WHAT IS EXPECTED:
Give the data below again exactly as written, without its pictures.

# # # # #

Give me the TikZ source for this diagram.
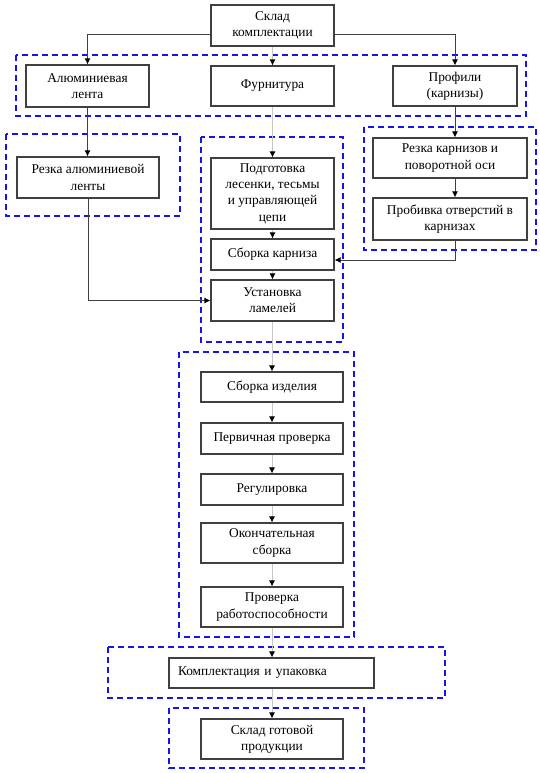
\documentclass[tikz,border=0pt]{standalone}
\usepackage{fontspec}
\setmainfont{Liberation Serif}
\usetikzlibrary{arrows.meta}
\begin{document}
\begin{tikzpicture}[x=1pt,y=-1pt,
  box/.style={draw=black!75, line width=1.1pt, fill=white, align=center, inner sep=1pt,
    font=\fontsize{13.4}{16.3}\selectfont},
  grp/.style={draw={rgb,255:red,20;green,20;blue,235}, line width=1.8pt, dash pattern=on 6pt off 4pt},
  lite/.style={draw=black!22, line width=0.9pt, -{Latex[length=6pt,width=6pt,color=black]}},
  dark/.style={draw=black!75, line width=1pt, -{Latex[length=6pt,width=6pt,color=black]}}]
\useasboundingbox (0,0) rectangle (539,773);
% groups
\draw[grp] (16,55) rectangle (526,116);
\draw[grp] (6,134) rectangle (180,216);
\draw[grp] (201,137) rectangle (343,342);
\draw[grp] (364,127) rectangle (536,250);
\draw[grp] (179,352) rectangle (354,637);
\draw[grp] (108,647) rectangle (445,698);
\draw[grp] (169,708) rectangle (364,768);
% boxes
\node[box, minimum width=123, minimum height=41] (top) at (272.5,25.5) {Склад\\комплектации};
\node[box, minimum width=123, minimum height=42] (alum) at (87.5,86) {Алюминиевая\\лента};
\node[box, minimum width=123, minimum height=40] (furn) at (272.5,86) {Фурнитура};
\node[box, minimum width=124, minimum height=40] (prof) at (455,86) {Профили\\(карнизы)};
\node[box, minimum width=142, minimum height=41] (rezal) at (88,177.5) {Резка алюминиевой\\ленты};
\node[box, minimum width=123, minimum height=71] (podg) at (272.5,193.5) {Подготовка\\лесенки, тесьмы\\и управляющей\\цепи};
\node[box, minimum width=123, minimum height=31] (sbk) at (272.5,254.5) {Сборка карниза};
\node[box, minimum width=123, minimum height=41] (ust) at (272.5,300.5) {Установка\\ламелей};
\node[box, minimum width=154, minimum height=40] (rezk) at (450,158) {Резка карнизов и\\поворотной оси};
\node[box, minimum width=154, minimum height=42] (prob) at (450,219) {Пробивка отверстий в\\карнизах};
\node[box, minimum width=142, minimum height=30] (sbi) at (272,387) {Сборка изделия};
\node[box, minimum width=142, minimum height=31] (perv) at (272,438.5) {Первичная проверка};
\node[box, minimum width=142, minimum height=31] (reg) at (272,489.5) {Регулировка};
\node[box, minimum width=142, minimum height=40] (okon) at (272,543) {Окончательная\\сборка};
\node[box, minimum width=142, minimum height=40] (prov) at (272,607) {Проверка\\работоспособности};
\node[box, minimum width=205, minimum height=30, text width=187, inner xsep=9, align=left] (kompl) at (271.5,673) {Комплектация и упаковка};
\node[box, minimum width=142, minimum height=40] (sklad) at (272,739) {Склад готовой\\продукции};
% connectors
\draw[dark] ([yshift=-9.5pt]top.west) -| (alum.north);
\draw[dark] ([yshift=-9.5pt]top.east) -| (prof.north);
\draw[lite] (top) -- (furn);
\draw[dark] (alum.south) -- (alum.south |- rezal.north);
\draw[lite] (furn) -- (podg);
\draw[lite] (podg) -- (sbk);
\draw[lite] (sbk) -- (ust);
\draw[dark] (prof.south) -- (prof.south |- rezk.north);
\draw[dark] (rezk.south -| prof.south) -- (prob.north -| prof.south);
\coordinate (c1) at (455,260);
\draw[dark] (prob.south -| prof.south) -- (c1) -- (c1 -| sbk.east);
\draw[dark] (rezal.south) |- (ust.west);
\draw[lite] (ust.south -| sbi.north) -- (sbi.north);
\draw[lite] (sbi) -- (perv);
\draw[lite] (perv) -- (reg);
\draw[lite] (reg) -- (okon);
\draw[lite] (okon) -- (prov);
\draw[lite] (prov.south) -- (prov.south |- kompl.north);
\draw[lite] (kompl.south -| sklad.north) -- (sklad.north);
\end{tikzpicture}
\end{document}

# # # # #

OUTPUT FOR THIS EXERCISE:
Give me the TikZ source for this diagram.
\documentclass[tikz,border=0pt]{standalone}
\usepackage{fontspec}
\setmainfont{Liberation Serif}
\usetikzlibrary{arrows.meta}
\begin{document}
\begin{tikzpicture}[x=1pt,y=-1pt,
  box/.style={draw=black!75, line width=1.1pt, fill=white, align=center, inner sep=1pt,
    font=\fontsize{13.4}{16.3}\selectfont},
  grp/.style={draw={rgb,255:red,20;green,20;blue,235}, line width=1.8pt, dash pattern=on 6pt off 4pt},
  lite/.style={draw=black!22, line width=0.9pt, -{Latex[length=6pt,width=6pt,color=black]}},
  dark/.style={draw=black!75, line width=1pt, -{Latex[length=6pt,width=6pt,color=black]}}]
\useasboundingbox (0,0) rectangle (539,773);
% groups
\draw[grp] (16,55) rectangle (526,116);
\draw[grp] (6,134) rectangle (180,216);
\draw[grp] (201,137) rectangle (343,342);
\draw[grp] (364,127) rectangle (536,250);
\draw[grp] (179,352) rectangle (354,637);
\draw[grp] (108,647) rectangle (445,698);
\draw[grp] (169,708) rectangle (364,768);
% boxes
\node[box, minimum width=123, minimum height=41] (top) at (272.5,25.5) {Склад\\комплектации};
\node[box, minimum width=123, minimum height=42] (alum) at (87.5,86) {Алюминиевая\\лента};
\node[box, minimum width=123, minimum height=40] (furn) at (272.5,86) {Фурнитура};
\node[box, minimum width=124, minimum height=40] (prof) at (455,86) {Профили\\(карнизы)};
\node[box, minimum width=142, minimum height=41] (rezal) at (88,177.5) {Резка алюминиевой\\ленты};
\node[box, minimum width=123, minimum height=71] (podg) at (272.5,193.5) {Подготовка\\лесенки, тесьмы\\и управляющей\\цепи};
\node[box, minimum width=123, minimum height=31] (sbk) at (272.5,254.5) {Сборка карниза};
\node[box, minimum width=123, minimum height=41] (ust) at (272.5,300.5) {Установка\\ламелей};
\node[box, minimum width=154, minimum height=40] (rezk) at (450,158) {Резка карнизов и\\поворотной оси};
\node[box, minimum width=154, minimum height=42] (prob) at (450,219) {Пробивка отверстий в\\карнизах};
\node[box, minimum width=142, minimum height=30] (sbi) at (272,387) {Сборка изделия};
\node[box, minimum width=142, minimum height=31] (perv) at (272,438.5) {Первичная проверка};
\node[box, minimum width=142, minimum height=31] (reg) at (272,489.5) {Регулировка};
\node[box, minimum width=142, minimum height=40] (okon) at (272,543) {Окончательная\\сборка};
\node[box, minimum width=142, minimum height=40] (prov) at (272,607) {Проверка\\работоспособности};
\node[box, minimum width=205, minimum height=30, text width=187, inner xsep=9, align=left] (kompl) at (271.5,673) {Комплектация и упаковка};
\node[box, minimum width=142, minimum height=40] (sklad) at (272,739) {Склад готовой\\продукции};
% connectors
\draw[dark] ([yshift=-9.5pt]top.west) -| (alum.north);
\draw[dark] ([yshift=-9.5pt]top.east) -| (prof.north);
\draw[lite] (top) -- (furn);
\draw[dark] (alum.south) -- (alum.south |- rezal.north);
\draw[lite] (furn) -- (podg);
\draw[lite] (podg) -- (sbk);
\draw[lite] (sbk) -- (ust);
\draw[dark] (prof.south) -- (prof.south |- rezk.north);
\draw[dark] (rezk.south -| prof.south) -- (prob.north -| prof.south);
\coordinate (c1) at (455,260);
\draw[dark] (prob.south -| prof.south) -- (c1) -- (c1 -| sbk.east);
\draw[dark] (rezal.south) |- (ust.west);
\draw[lite] (ust.south -| sbi.north) -- (sbi.north);
\draw[lite] (sbi) -- (perv);
\draw[lite] (perv) -- (reg);
\draw[lite] (reg) -- (okon);
\draw[lite] (okon) -- (prov);
\draw[lite] (prov.south) -- (prov.south |- kompl.north);
\draw[lite] (kompl.south -| sklad.north) -- (sklad.north);
\end{tikzpicture}
\end{document}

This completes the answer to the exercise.